In deep and ultra-deepwater fields, subsea systems must be capable of monitoring, detecting and analyzing a production event, adjusting any deviation, and optimizing production performance automatically or semi automatically. Sensor response time is faster with electric chokes, enabling data to be used for condition monitoring and production management to accurately control production allocation from the various zones, wells, and from the entire field. Electric chokes also have a positive impact on diagnostics to identify deviations between trending or model-based forecasting and actual data from monitoring. Commands are sent to the electric choke module to adjust the choke opening, allowing for seamless integration between inner well, wellhead, and subsea production system instrumentation, the master control station, and the distributed control system communications interface.

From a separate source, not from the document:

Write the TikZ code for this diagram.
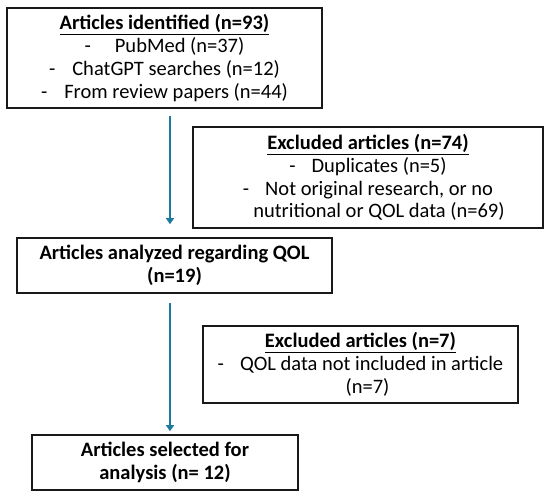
\documentclass[tikz,border=0pt]{standalone}
\usepackage{fontspec}
\setmainfont{Carlito}
\usepackage{xcolor}
\usetikzlibrary{arrows.meta, positioning}
\definecolor{flowteal}{RGB}{28, 122, 158}
\definecolor{boxblack}{RGB}{25, 25, 25}

\begin{document}
\begin{tikzpicture}[
    x=1pt, y=-1pt,
    box/.style={rectangle, draw=boxblack, line width=1.6pt, fill=white,
                align=center, inner sep=0pt, font=\fontsize{20.5}{22.8}\selectfont},
    stage/.style={box, font=\fontsize{20.5}{22.8}\selectfont\bfseries},
    flow/.style={-{Triangle[length=6pt, width=8pt]}, line width=1.4pt, flowteal}
]
\useasboundingbox (0,0) rectangle (550,497);

%% -- Boxes ---------------------------------------------------------------
\node[box, minimum width=315pt, minimum height=100pt] (ident) at (164.5, 58)
     {\textbf{\underline{Articles identified (n=93)}}\\
      -\hspace{24pt}PubMed (n=37)\\
      -\hspace{17pt}ChatGPT searches (n=12)\\
      -\hspace{17pt}From review papers (n=44)};

\node[box, minimum width=350pt, minimum height=101pt] (excla) at (368, 177.5)
     {\textbf{\underline{Excluded articles (n=74)}}\\
      -\hspace{16pt}Duplicates (n=5)\\
      -\hspace{16pt}Not original research, or no\\
      \hspace{22pt}nutritional or QOL data (n=69)};

\node[stage, minimum width=315pt, minimum height=55pt] (anal) at (174.5, 265.5)
     {Articles analyzed regarding QOL\\(n=19)};

\node[box, minimum width=315pt, minimum height=77pt] (exclb) at (360.5, 364.5)
     {\textbf{\underline{Excluded articles (n=7)}}\\
      -\hspace{16pt}QOL data not included in article\\
      \hspace{14pt}(n=7)};

\node[stage, minimum width=266pt, minimum height=55pt] (sel) at (165, 462.5)
     {Articles selected for\\analysis (n= 12)};

%% -- Flow ----------------------------------------------------------------
\coordinate (spine) at (170, 0);
\draw[flow, shorten <=7pt, shorten >=13pt] (ident.south -| spine) -- (anal.north -| spine);
\draw[flow, shorten <=9pt, shorten >=3pt] (anal.south -| spine) -- (sel.north -| spine);

\end{tikzpicture}
\end{document}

Production startups and shutdowns also stand to benefit from the use of electric chokes. An infinite number of precise valve positioning allows for wells to be brought onstream and shut down gradually to prevent formation and flowline damage. Choke valves can be integrated to a unified control system through a preprogrammed, automated startup sequence for actuating operations. The surface master controller will execute an actuation sequence for opening and closing the valves with a measured pressure, and with differential pressure across the choke valve gates and the chemical injection valves. The electric choke, valves, and actuators are connected to the startup sequence and actuation will be managed by the subsea control module and controlled from surface by the operator or automatically for the entire field.

The surveillance program continuously interrogates the status of the critical components, looking for any change in status, position, or triggers of deviation from the expected ranges of normal operation while connecting dependent activities and moving to the next step in the desired startup sequence. This accelerates the decision-making process and synchronizes the production ramp-up operation from an initial startup of one or more wells or during startup from an emergency shutdown operation. This leads to accelerating the startup sequence and saving cost.

There are multiple benefits to be gained by marrying electrically actuated chokes with electric subsea production control systems (introduced in the 1990s), opening the door for fully electric systems in the future.